On the other hand, some colleges have very specific BFA courses (lighting design and production, for example.) Some MFAs are ridiculous, UNCSA has one in stage automation. 

But most non-conservatory BFAs that I've researched are a lot like yours.


----------



## NevilleLighting (May 19, 2011)

I got my BFA at a liberal arts college. I appreciated the breadth of the education that I received. Not only was I taking a lot of theatre classes, I had tons of art history, psychology and other classes that have helped me as a designer. I'm also a fan of the BA for the same reasons. 

What I'd really like to see comments on is more specific to theatre tech classes. Were they more geared towards design or technology? Was it more about how to hang and focus a light or more about how to lay out a light plot? More about how to program a board or more about color theory? What are your opinions on your education?


----------



## DuckJordan (May 19, 2011)

NevilleLighting said:


> I got my BFA at a liberal arts college. I appreciated the breadth of the education that I received. Not only was I taking a lot of theatre classes, I had tons of art history, psychology and other classes that have helped me as a designer. I'm also a fan of the BA for the same reasons.
> 
> What I'd really like to see comments on is more specific to theatre tech classes. Were they more geared towards design or technology? Was it more about how to hang and focus a light or more about how to lay out a light plot? More about how to program a board or more about color theory? What are your opinions on your education?


 

Well on that here its all dependent on the class... Lighting design 101 was more fixture tech and how to hang and focus, while Lighting Design 201 was about the design process.. same with tech 1 vs tech 2.


----------



## gafftaper (May 20, 2011)

Let's step back from the question and think about the job market. Although the point can be made with all departments, let's look at the scenic department for example. A large theater will have a T.D., Master Carpenter, multiple carpenters, welders, a scenic paint department, carpenters to work the run of the show, etc. But only one person is going to be _the_ set designer. 

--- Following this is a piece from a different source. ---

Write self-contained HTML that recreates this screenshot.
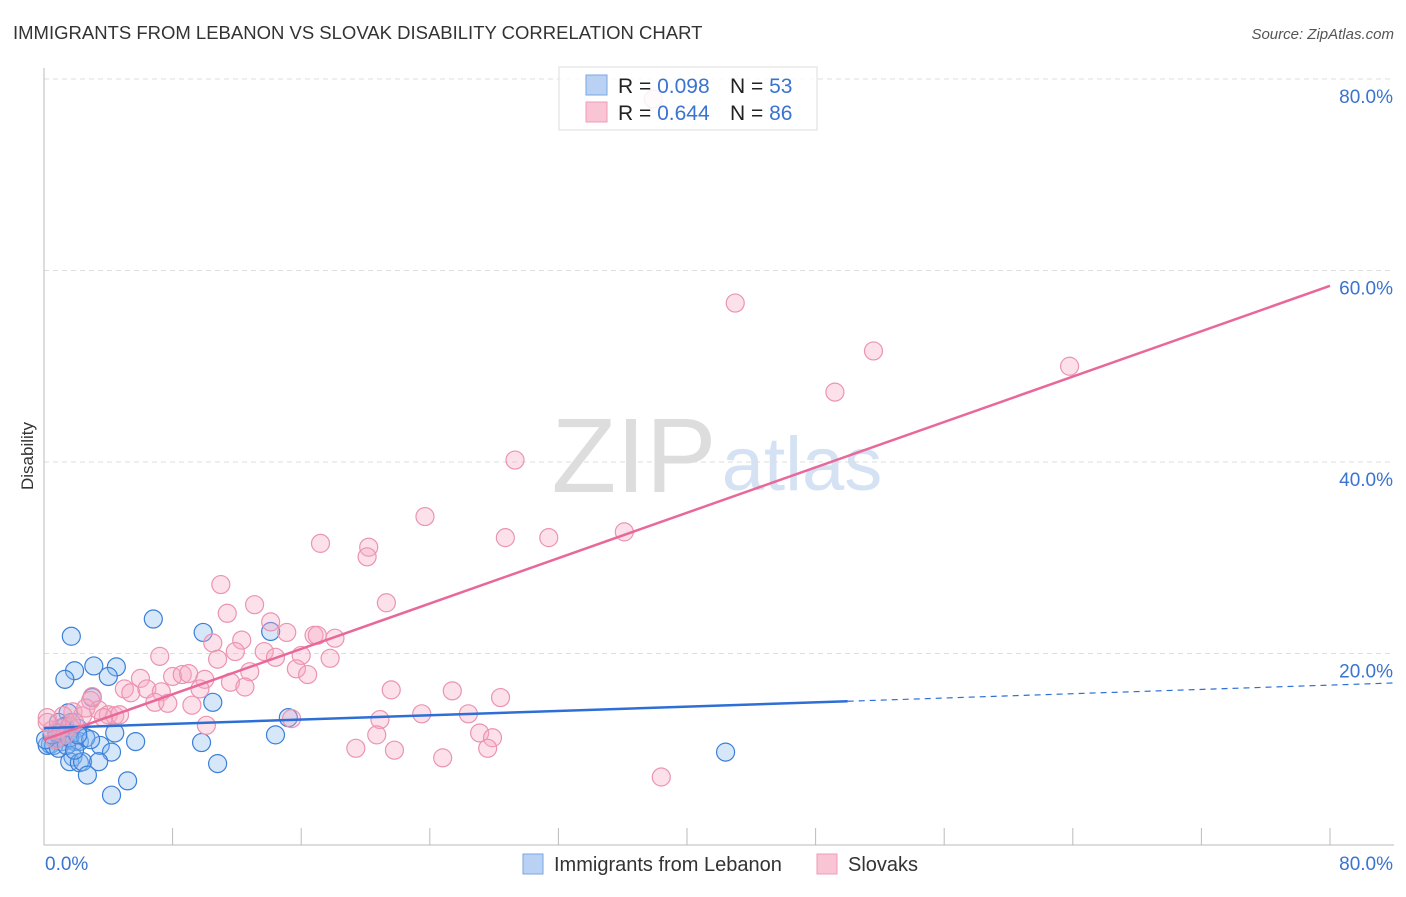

So you go to college and get an MFA in scenic design and focus all your attention on that skill set. What is your first paying job after college most likely to be? Is it wise to focus so much on design work that you are not qualified to get jobs? In real life it becomes a numbers game. Assembling steel for a U2 load in may not be sexy but it pays the bills while you are trying to establish yourself and work your way up as a set designer. I really like Pie's approach above of getting the BFA in design while working for a production company.

I've spent over 20 years working with high school and college students. I know every 16-20 year old thinks they know exactly what they want to do with their life. But trust me it will change. Some of you will find a girlfriend/boyfriend and drop everything to join her/him on an archeological expedition and we'll never see you on CB again. That's just how life works. Others will decide you hate designing light and all you really want to do is be an electrician (that could be a very expensive change). If you are 100% sure you know what you are going to do in life and there's no chance of any change, make sure you read this post from Mrs Footer in the other thread again. 

MrsFooter said:


> I can't tell you what's going to be the best option for you; only you can decide that in the end. What I can tell you is that I majored in dance, am working as a Lighting Director, and have changed my mind about what kind of career I want to have in this industry at least 5 times, and I'm only 25. I may end up going for my MFA, I may not; I change my mind about THAT at least once a week. Every new job and every new experience expands my view and feelings about my career and the industry, and with it continuously changes my goals and aspirations for the future.
> 
> I guess what I'm trying to say is that it might be worth your while to explore and learn about other aspects of the industry than your corner of the world. There's more to lighting than just theatre design, some which you may or may not find even more interesting and fulfilling than you ever imagined. And if you do decide to go for your MFA, make **** sure that there is ZERO doubt in you mind that this is the path you want to make, because that's a pretty expensive mistake to make!



I've mentioned it before, but I have a friend with an MFA who can't afford to work in theater. He's got a wife and kid and stuck doing boring office work that he hates in order to have a steady income and pay off his student loans. 

There is no one answer that is going to be right for everyone. I suggest you read all of these recent posts, along with our College recommendation FAQ, and perhaps most importantly "getting a job in the industry". Then, having heard the various arguments decide what works best for you. Whatever you choose, don't get more into debt than you can afford.


----------



## shiben (May 20, 2011)

gafftaper said:


> Let's step back from the question and think about the job market. Although the point can be made with all departments, let's look at the scenic department for example. A large theater will have a T.D., Master Carpenter, multiple carpenters, welders, a scenic paint department, carpenters to work the run of the show, etc. But only one person is going to be _the_ set designer.
> 
> So you go to college and get an MFA in scenic design and focus all your attention on that skill set. What is your first paying job after college most likely to be? Is it wise to focus so much on design work that you are not qualified to get jobs? In real life it becomes a numbers game. Assembling steel for a U2 load in may not be sexy but it pays the bills while you are trying to establish yourself and work your way up as a set designer. I really like Pie's approach above of getting the BFA in design while working for a production company.
> 
> ...


 
I kinda want to be dragged off to an archeological dig!


----------



## ruinexplorer (May 21, 2011)

shiben said:


> I kinda want to be dragged off to an archeological dig!



Well, I did too. That's what my degree was in. Actually, I received my AA in theater from a 4-year state college. That got my foot in the door while I was getting my BA in archaeology.


----------